The best way of identifying unused code for removal is to passively track what code runs. Instead of figuring it out manually or taking time from sprints, tune your JVM to record the first invocation of each method. It’s like a map of your unused boxes next to your automatic garage door opener. Later on, during sprints or standard work, run a script to compare your code against the list to see what classes and methods never ran. While the team works to build new features and handle normal development, start removing code that never ran. Perform your standard tests – if tests fail, look into removing or changing the test as well because it was just testing unused code.

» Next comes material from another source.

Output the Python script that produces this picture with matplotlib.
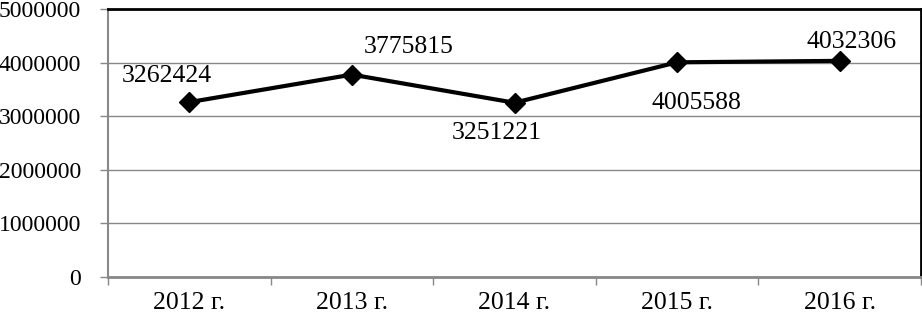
import matplotlib.pyplot as plt

years = ["2012 г.", "2013 г.", "2014 г.", "2015 г.", "2016 г."]
values = [3262424, 3775815, 3251221, 4005588, 4032306]
# label offsets in pixels (dx, dy)
offsets = [(-22, 26), (57, 28), (-18, -30), (19, -41), (12, 19)]

plt.rcParams['font.family'] = ['Liberation Serif', 'DejaVu Serif']
plt.rcParams['font.size'] = 18.5

fig = plt.figure(figsize=(9.22, 3.16), dpi=100)
ax = fig.add_axes([108 / 922, 1 - 277 / 316, 813 / 922, 268 / 316])

x = list(range(len(years)))
ax.plot(x, values, color="black", lw=3, marker="D", markersize=10, zorder=3)

for i, v in enumerate(values):
    ax.annotate(str(v), (x[i], v), xytext=offsets[i], textcoords="offset pixels",
                ha="center", va="center")

ax.set_xlim(-0.5, 4.5)
ax.set_ylim(0, 5000000)
ax.set_yticks(range(0, 5000001, 1000000))
ax.set_yticklabels([str(t) for t in range(0, 5000001, 1000000)])
ax.set_xticks(x)
ax.set_xticklabels(years)
ax.tick_params(axis="x", which="major", length=0, pad=11)
ax.set_xticks([i - 0.5 for i in range(len(years) + 1)], minor=True)
ax.tick_params(axis="x", which="minor", length=6, color="#888888", width=1)
ax.tick_params(axis="y", length=6, color="#888888", width=1, pad=13.5, labelsize=17)

ax.grid(axis="y", color="#888888", lw=1)
ax.set_axisbelow(True)

ax.spines["left"].set_color("#888888")
ax.spines["left"].set_linewidth(1.5)
ax.spines["bottom"].set_color("#888888")
ax.spines["bottom"].set_linewidth(2)
ax.spines["top"].set_color("black")
ax.spines["top"].set_linewidth(2)
ax.spines["right"].set_color("black")
ax.spines["right"].set_linewidth(2)

fig.savefig("out.png", dpi=100)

By removing this unused code over time, teams will have less baggage, less clutter, and less mental complexity to sift through as they work on code. If you’ve been working on a project for a long time or just joined a team and your business is pressuring you to go faster, consider finally letting go of unnecessary code.
Track Code Within the JVM
The JVM provides plenty of capabilities that help development teams create fast-running applications. It already knows when a method will be first called, so unlike profilers, there’s no performance impact on tracking when this occurs. By consolidating this first-call information, teams can identify unused code and finally tidy up that ever-growing codebase.